Deuteronomy 9:14:  “Let Me alone, that I may destroy them and blot out their name from under heaven; and I will make of you a nation mightier and greater than they.”

Deuteronomy 25:6:  “And it shall be that the firstborn son which she bears will succeed to the name of his dead brother, that his name may not be blotted out of Israel.”

Deuteronomy 25:19-20:  “Therefore it shall be, when the Lord your God has given you rest from your enemies all around, in the land which the Lord your God is giving you to possess as an inheritance, that you will blot out the remembrance of Amalek from under heaven. You shall not forget.  The Lord would not spare him; for then the anger of the Lord and His jealousy would burn against that man, and every curse that is written in this book would settle on him, and the Lord would blot out his name from under heaven.”

2 Kings 14:27:  “And the Lord did not say that He would blot out the name of Israel from under heaven; but He saved them by the hand of Jeroboam the son of Joash.”

Nehemiah 4:5:  “Do not cover their iniquity, and do not let their sin be blotted out from before You; for they have provoked You to anger before the builders.”

Psalm 9:5:  “You have rebuked the nations, You have destroyed the wicked; You have blotted out their name forever and ever.”

Psalm 51:1:  “[ A Prayer of Repentance ] [ To the Chief Musician. A Psalm of David when Nathan the prophet went to him, after he had gone in to Bathsheba. ] Have mercy upon me, O God, According to Your lovingkindness; According to the multitude of Your tender mercies, Blot out my transgressions.”

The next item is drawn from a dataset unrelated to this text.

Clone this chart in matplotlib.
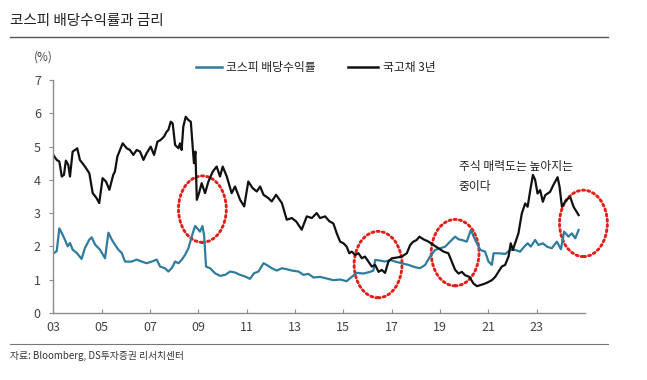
import matplotlib
matplotlib.use("Agg")
import matplotlib.pyplot as plt
from matplotlib.patches import Ellipse
from matplotlib.lines import Line2D

plt.rcParams['font.family'] = ['Noto Sans CJK KR', 'DejaVu Sans']

# 국고채 3년 (year, %)
bond_year = [2003.00, 2003.14, 2003.25, 2003.35, 2003.44, 2003.52, 2003.62, 2003.69, 2003.80, 2003.90,
             2003.99, 2004.10, 2004.31, 2004.49, 2004.63, 2004.79, 2004.90, 2005.04, 2005.18, 2005.32,
             2005.48, 2005.55, 2005.65, 2005.87, 2006.04, 2006.17, 2006.31, 2006.45, 2006.59, 2006.73,
             2006.86, 2007.03, 2007.17, 2007.31, 2007.44, 2007.58, 2007.69, 2007.76, 2007.86, 2007.94,
             2008.04, 2008.18, 2008.24, 2008.31, 2008.38, 2008.48, 2008.59, 2008.69, 2008.77, 2008.82,
             2008.88, 2008.94, 2009.03, 2009.14, 2009.28, 2009.42, 2009.60, 2009.76, 2009.90, 2010.01,
             2010.18, 2010.38, 2010.52, 2010.73, 2010.90, 2011.07, 2011.25, 2011.42, 2011.56, 2011.70,
             2011.90, 2012.04, 2012.22, 2012.46, 2012.66, 2012.87, 2013.05, 2013.28, 2013.49, 2013.70,
             2013.90, 2014.04, 2014.25, 2014.43, 2014.59, 2014.73, 2014.87, 2015.01, 2015.14, 2015.25,
             2015.35, 2015.49, 2015.63, 2015.77, 2015.90, 2016.04, 2016.18, 2016.32, 2016.46, 2016.59,
             2016.73, 2016.87, 2017.01, 2017.21, 2017.42, 2017.63, 2017.77, 2017.90, 2018.04, 2018.15,
             2018.32, 2018.53, 2018.73, 2018.94, 2019.15, 2019.35, 2019.49, 2019.63, 2019.77, 2019.91,
             2020.04, 2020.22, 2020.39, 2020.53, 2020.67, 2020.80, 2020.94, 2021.15, 2021.29, 2021.42,
             2021.56, 2021.70, 2021.84, 2021.93, 2022.02, 2022.11, 2022.25, 2022.39, 2022.53, 2022.63,
             2022.74, 2022.85, 2022.94, 2023.04, 2023.15, 2023.26, 2023.36, 2023.56, 2023.70, 2023.87,
             2023.95, 2024.05, 2024.23, 2024.39, 2024.53, 2024.74]
bond_val = [4.75, 4.60, 4.55, 4.10, 4.15, 4.58, 4.45, 4.10, 4.85, 4.90,
            4.95, 4.60, 4.40, 4.20, 3.60, 3.45, 3.30, 4.05, 3.95, 3.70,
            4.15, 4.25, 4.70, 5.10, 4.95, 4.90, 4.75, 4.90, 4.85, 4.60,
            4.80, 5.00, 4.75, 5.15, 5.20, 5.30, 5.45, 5.50, 5.75, 5.70,
            5.05, 4.95, 5.10, 4.90, 5.60, 5.90, 5.80, 5.75, 5.00, 4.50,
            4.85, 3.40, 3.60, 3.90, 3.60, 3.95, 4.25, 4.40, 4.10, 4.40,
            4.10, 3.60, 3.80, 3.40, 3.20, 3.95, 3.75, 3.65, 3.80, 3.55,
            3.45, 3.35, 3.55, 3.30, 2.80, 2.85, 2.75, 2.50, 2.90, 2.85,
            3.00, 2.85, 2.90, 2.75, 2.69, 2.39, 2.14, 2.09, 1.99, 1.79,
            1.84, 1.74, 1.79, 1.64, 1.69, 1.54, 1.39, 1.44, 1.23, 1.29,
            1.20, 1.54, 1.64, 1.66, 1.69, 1.79, 2.04, 2.14, 2.19, 2.29,
            2.21, 2.14, 2.04, 1.94, 1.84, 1.79, 1.54, 1.29, 1.18, 1.23,
            1.13, 1.08, 0.88, 0.80, 0.83, 0.86, 0.90, 0.98, 1.08, 1.23,
            1.39, 1.44, 1.69, 2.09, 1.89, 2.09, 2.39, 2.99, 3.29, 3.19,
            3.69, 4.15, 4.00, 3.59, 3.69, 3.34, 3.54, 3.64, 3.85, 4.08,
            3.80, 3.19, 3.39, 3.49, 3.19, 2.94]

# 코스피 배당수익률 (year, %)
div_year = [2003.00, 2003.14, 2003.25, 2003.35, 2003.48, 2003.59, 2003.69, 2003.80, 2003.97, 2004.17,
            2004.31, 2004.49, 2004.59, 2004.73, 2004.93, 2005.14, 2005.28, 2005.42, 2005.55, 2005.69,
            2005.83, 2005.97, 2006.24, 2006.45, 2006.66, 2006.86, 2007.07, 2007.28, 2007.42, 2007.62,
            2007.76, 2007.90, 2008.04, 2008.18, 2008.31, 2008.45, 2008.59, 2008.77, 2008.87, 2008.96,
            2009.07, 2009.17, 2009.24, 2009.32, 2009.49, 2009.69, 2009.90, 2010.11, 2010.32, 2010.52,
            2010.73, 2010.94, 2011.14, 2011.31, 2011.49, 2011.70, 2011.83, 2012.04, 2012.25, 2012.46,
            2012.66, 2012.87, 2013.15, 2013.35, 2013.56, 2013.77, 2014.04, 2014.32, 2014.59, 2014.87,
            2015.14, 2015.35, 2015.56, 2015.83, 2016.11, 2016.25, 2016.32, 2016.52, 2016.73, 2016.94,
            2017.15, 2017.42, 2017.70, 2017.97, 2018.18, 2018.39, 2018.59, 2018.80, 2019.01, 2019.22,
            2019.42, 2019.63, 2019.77, 2019.91, 2020.11, 2020.28, 2020.46, 2020.67, 2020.87, 2021.01,
            2021.15, 2021.22, 2021.42, 2021.70, 2021.91, 2022.11, 2022.32, 2022.49, 2022.63, 2022.76,
            2022.94, 2023.08, 2023.26, 2023.43, 2023.63, 2023.84, 2024.01, 2024.14, 2024.32, 2024.46,
            2024.60, 2024.74]
div_val = [1.79, 1.85, 2.54, 2.40, 2.20, 2.00, 2.10, 1.90, 1.80, 1.62,
           1.95, 2.20, 2.27, 2.05, 1.90, 1.64, 2.41, 2.20, 2.05, 1.90,
           1.80, 1.54, 1.54, 1.60, 1.54, 1.49, 1.54, 1.60, 1.39, 1.34,
           1.24, 1.34, 1.54, 1.49, 1.59, 1.74, 1.94, 2.39, 2.61, 2.54,
           2.44, 2.61, 2.34, 1.39, 1.34, 1.19, 1.11, 1.14, 1.24, 1.21,
           1.14, 1.09, 1.02, 1.19, 1.24, 1.49, 1.44, 1.34, 1.27, 1.34,
           1.31, 1.27, 1.24, 1.14, 1.17, 1.06, 1.08, 1.03, 0.98, 1.00,
           0.95, 1.08, 1.20, 1.18, 1.23, 1.27, 1.59, 1.57, 1.54, 1.59,
           1.54, 1.49, 1.44, 1.37, 1.34, 1.44, 1.69, 1.89, 1.94, 1.99,
           2.14, 2.29, 2.21, 2.19, 2.14, 2.49, 2.19, 1.89, 1.84, 1.54,
           1.44, 1.79, 1.79, 1.77, 1.89, 1.89, 1.84, 1.99, 2.09, 1.99,
           2.19, 2.04, 2.09, 1.99, 1.94, 2.14, 1.91, 2.44, 2.29, 2.39,
           2.24, 2.49]

# highlighted regions (center year, center value)
circle_year = [2009.17, 2016.44, 2019.63, 2024.94]
circle_val = [3.12, 1.45, 1.81, 2.69]

tick_years = list(range(2003, 2025, 2))
tick_labels = ['%02d' % (y % 100) for y in tick_years]

blue = '#2f7c9e'
grey = '#8c8c8c'

fig = plt.figure(figsize=(6.47, 3.80), dpi=100)
ax = fig.add_axes([0.0824, 0.177, 0.8216, 0.612])

ax.plot(div_year, div_val, color=blue, lw=1.6)
ax.plot(bond_year, bond_val, color='#111111', lw=1.6)

for cx, cy in zip(circle_year, circle_val):
    ax.add_patch(Ellipse((cx, cy), 1.98, 2.0, fill=False, edgecolor='#e0201b',
                         lw=2.1, linestyle=(0, (0.7, 1.1)), capstyle='round', clip_on=False))

ax.set_xlim(2003, 2025)
ax.set_ylim(0, 7)
ax.set_xticks(tick_years)
ax.set_xticklabels(tick_labels)
ax.set_yticks(range(0, 8))
for s in ['top', 'right']:
    ax.spines[s].set_visible(False)
for s in ['left', 'bottom']:
    ax.spines[s].set_color(grey)
    ax.spines[s].set_linewidth(1.0)
ax.tick_params(axis='x', direction='in', length=3, color=grey, labelsize=9, labelcolor='#444444', pad=6)
ax.tick_params(axis='y', direction='out', length=3, color=grey, labelsize=9, labelcolor='#444444', pad=6)

ax.text(2019.77, 4.6, '주식 매력도는 높아지는\n중이다', fontsize=8.5, color='#222222',
        va='top', ha='left', linespacing=1.7)

# title, legend, source
fig.text(0.016, 0.945, '코스피 배당수익률과 금리', fontsize=10.5, color='#222222', va='center')
fig.add_artist(Line2D([0.016, 0.94], [0.903, 0.903], color='#555555', lw=1.0))
fig.text(0.052, 0.85, '(%)', fontsize=8.5, color='#444444', va='center')

fig.add_artist(Line2D([0.303, 0.343], [0.823, 0.823], color=blue, lw=1.8))
fig.text(0.35, 0.823, '코스피 배당수익률', fontsize=8.5, color='#222222', va='center')
fig.add_artist(Line2D([0.538, 0.585], [0.823, 0.823], color='#111111', lw=1.8))
fig.text(0.592, 0.823, '국고채 3년', fontsize=8.5, color='#222222', va='center')

fig.add_artist(Line2D([0.016, 0.94], [0.095, 0.095], color='#777777', lw=0.8))
fig.text(0.016, 0.062, '자료: Bloomberg, DS투자증권 리서치센터', fontsize=7, color='#333333', va='center')

fig.savefig('out.png', dpi=100)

Psalm 51:9:  “Hide Your face from my sins, And blot out all my iniquities.”

Psalm 69:28:  “Let them be blotted out of the book of the living, And not be written with the righteous.”

Psalm 109:13-14:  “Let his posterity be cut off, And in the generation following let their name be blotted out.  Let the iniquity of his fathers be remembered before the Lord, And let not the sin of his mother be blotted out.”

Isaiah 43:25:  ““I, even I, am He who blots out your transgressions for My own sake; And I will not remember your sins.”

Isaiah 44:22:  “I have blotted out, like a thick cloud, your transgressions, And like a cloud, your sins. Return to Me, for I have redeemed you.”

Jeremiah 18:23:  “Yet, Lord, You know all their counsel Which is against me, to slay me. Provide no atonement for their iniquity, Nor blot out their sin from Your sight; But let them be overthrown before You. Deal thus with them In the time of Your anger.”

Acts 3:19:  “Repent therefore and be converted, that your sins may be blotted out, so that times of refreshing may come from the presence of the Lord,”

Revelation 3:5:  “He who overcomes shall be clothed in white garments, and I will not blot out his name from the Book of Life; but I will confess his name before My Father and before His angels.”

Before looking at the patterns that we can see from these mentions of blotting out, perhaps it would first be worth noting what it means to blot something out in the first place, as it is something that a writer like myself might take for granted.  In the English, blotting out has one of two meanings generally, either to cover or block something so that it can no longer be seen, like someone does on Facebook when they no longer want to see you or anything that even mentions your name, or to put a painful memory out of one’s mind, which is generally what will lead someone to blot your name out on Facebook or some other place.  What words are used in the Bible for this unpleasant phenomenon?  The main Hebrew word for blot out is H4229, machah, which has as its meanings to rub, to erase, to blot out, to destroy, to abolish.  These are not things one wants to have happen to you.  In the Greek, the term is G1813, or exaleipho, which means to obliterate, to rub out, erase, smear, wipe away.  Again, these are things we want done to our sins and blunders, and not to ourselves.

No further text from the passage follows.